Arrêt du 13 décembre 2012 
IIe Cour de droit civil 
 
Composition 
Mme et MM. les Juges fédéraux Escher, Juge présidant, 
L. Meyer et Herrmann. 
Greffier: M. Braconi. 
 
Participants à la procédure 
A.________ SA, 
représentée par Me Remuka Cavadini, avocate, 
recourante, 
 
contre 
 
1. B.________, 
2. C.________, 
3. D.________, 
4. E.________, 
tous quatre représentés par Me Laurent Chassot, 
avocat, 
intimés. 
 
Objet 
mainlevée définitive de l'opposition, 
 
recours contre l'arrêt de la Chambre civile 
de la Cour de justice du canton de Genève 
du 22 juin 2012. 
 
Faits: 
 
A. 
Le 6 septembre 2011, Mes B.________, C.________, D.________ et E.________ (poursuivants) ont fait notifier à A.________ SA (poursuivie) un commandement de payer la somme de xxxx fr. avec intérêts à 3,5 % l'an dès le 12 août 2010, en se fondant sur une ordonnance de référé rendue le 28 avril 2011 par la Vice-présidente du Tribunal d'arrondissement de Luxembourg. Cet acte a été frappé d'opposition totale, non motivée. 
 
Le 3 octobre 2011, les poursuivants ont requis la mainlevée définitive de l'opposition à concurrence de xxxx fr. (xxxx Euros) plus intérêts à 3,5 % l'an dès le 12 août 2010. La poursuivie a conclu au rejet de la requête. 
 
B. 
Par jugement du 20 février 2012, le Tribunal de première instance de Genève (18ème Chambre) a déclaré exécutoire en Suisse l'ordonnance de référé étrangère (1), prononcé la mainlevée définitive de l'opposition au commandement de payer, avec intérêts à 3,5 % l'an dès le 12 août 2010 (2) et arrêté les frais et dépens (3 et 4). 
 
Statuant le 22 juin 2012, la Chambre civile de la Cour de justice du canton de Genève a admis partiellement le recours de la poursuivie, annulé le chiffre 1 du dispositif de ce jugement et rejeté le recours pour le surplus. 
 
C. 
Par acte du 17 août 2012, la poursuivie interjette un recours en matière civile au Tribunal fédéral contre cet arrêt; sur le fond, elle conclut au rejet de la requête de mainlevée. 
 
Invités à répondre, les poursuivants concluent au rejet du recours, alors que l'autorité cantonale se réfère aux considérants de son arrêt. 
 
D. 
Par ordonnance présidentielle du 4 septembre 2012, l'effet suspensif a été attribué au recours. 
 
Considérant en droit: 
 
1. 
1.1 Le recours a été déposé dans le délai légal (art. 100 al. 1 LTF) à l'encontre d'une décision finale (art. 90 LTF), susceptible d'un recours en matière civile (art. 72 al. 2 let. a et let. b ch. 1 LTF; ATF 135 III 670 consid. 1.1), prise par une autorité cantonale de dernière instance ayant statué sur recours (art. 75 al. 1 et 2 LTF).
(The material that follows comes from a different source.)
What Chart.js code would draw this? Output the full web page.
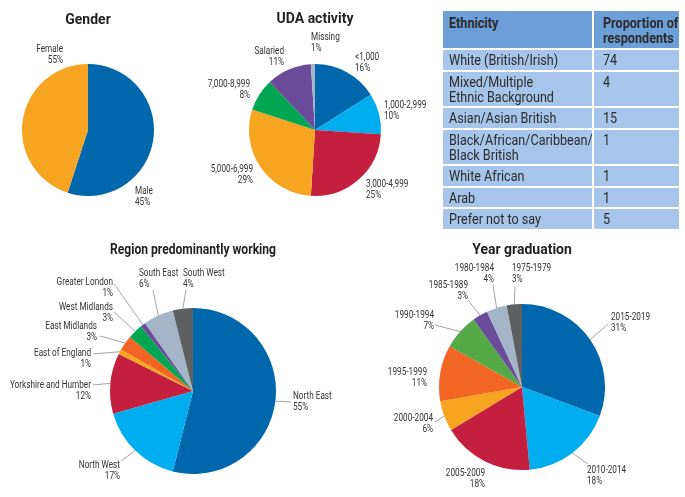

La valeur litigieuse atteint le seuil légal (art. 74 al. 1 let. b LTF; cf. ATF 137 III 261 consid. 1.4). La poursuivie, qui a succombé devant la juridiction précédente, a qualité pour recourir (art. 76 al. 1 LTF). 
 
1.2 La décision attaquée ne porte pas sur des mesures provisionnelles au sens de l'art. 98 LTF (ATF 133 III 399 consid. 1.5 [mainlevée définitive]; 135 III 670 consid. 1.3.2 [exequatur d'une décision étrangère]); la cognition du Tribunal fédéral n'est donc pas restreinte à la violation des droits constitutionnels. 
 
2. 
En premier lieu, la recourante se plaint d'une «violation des art. 84 CO et 80 LP». En bref, elle expose que les poursuivants ont fait valoir une créance en francs suisses découlant d'une ordonnance qui astreint au paiement d'une somme exprimée en Euros et ont ainsi «explicitement requis [sa] condamnation en monnaie suisse, en se fondant sur un titre de mainlevée portant sur un montant en Euros», chef de conclusions qui liait le juge de la mainlevée. En outre, l'art. 84 al. 2 CO ne réserve qu'au débiteur le choix de la monnaie de paiement. En l'occurrence, les poursuivants ont initié une procédure d'exécution forcée en invoquant une créance en francs suisses, comme ils l'auraient fait si la décision étrangère avait eu d'emblée pour objet un paiement en cette monnaie, ce qui n'est pas le cas. Dans ces conditions, la mainlevée devait être refusée, sous peine de permettre «la mise en oeuvre de procédés qui ne relèvent plus de l'exécution de sa prétention par le créancier, mais du changement unilatéral par ce dernier de la nature de la prétention qui lui a été octroyée par la décision qu'il prétend exécuter». Alors que le commandement de payer porte sur une prétention de xxxx fr., la mainlevée n'a été requise qu'à hauteur de xxxx fr.; or, «aucun lien n'est possible» entre le premier montant et l'ordonnance de référé étrangère, d'autant que les poursuivants ont sollicité la mainlevée pour un montant inférieur; à cela s'ajoute que la poursuite ne mentionne ni le taux ni la date de conversion du montant reconnu par la juridiction étrangère. 
 
2.1 Il ne résulte pas de l'arrêt attaqué que le grief aurait été présenté en instance cantonale (art. 105 al. 1 LTF); d'ailleurs, la recourante ne reproche pas à l'autorité cantonale de ne pas avoir statué sur un moyen régulièrement soulevé. Quoi qu'il en soit de sa recevabilité sous l'angle de l'art. 75 al. 1 LTF (épuisement des instances cantonales: ATF 134 III 524 consid. 1.3, avec les citations), le recours est de toute manière mal fondé sur ce point.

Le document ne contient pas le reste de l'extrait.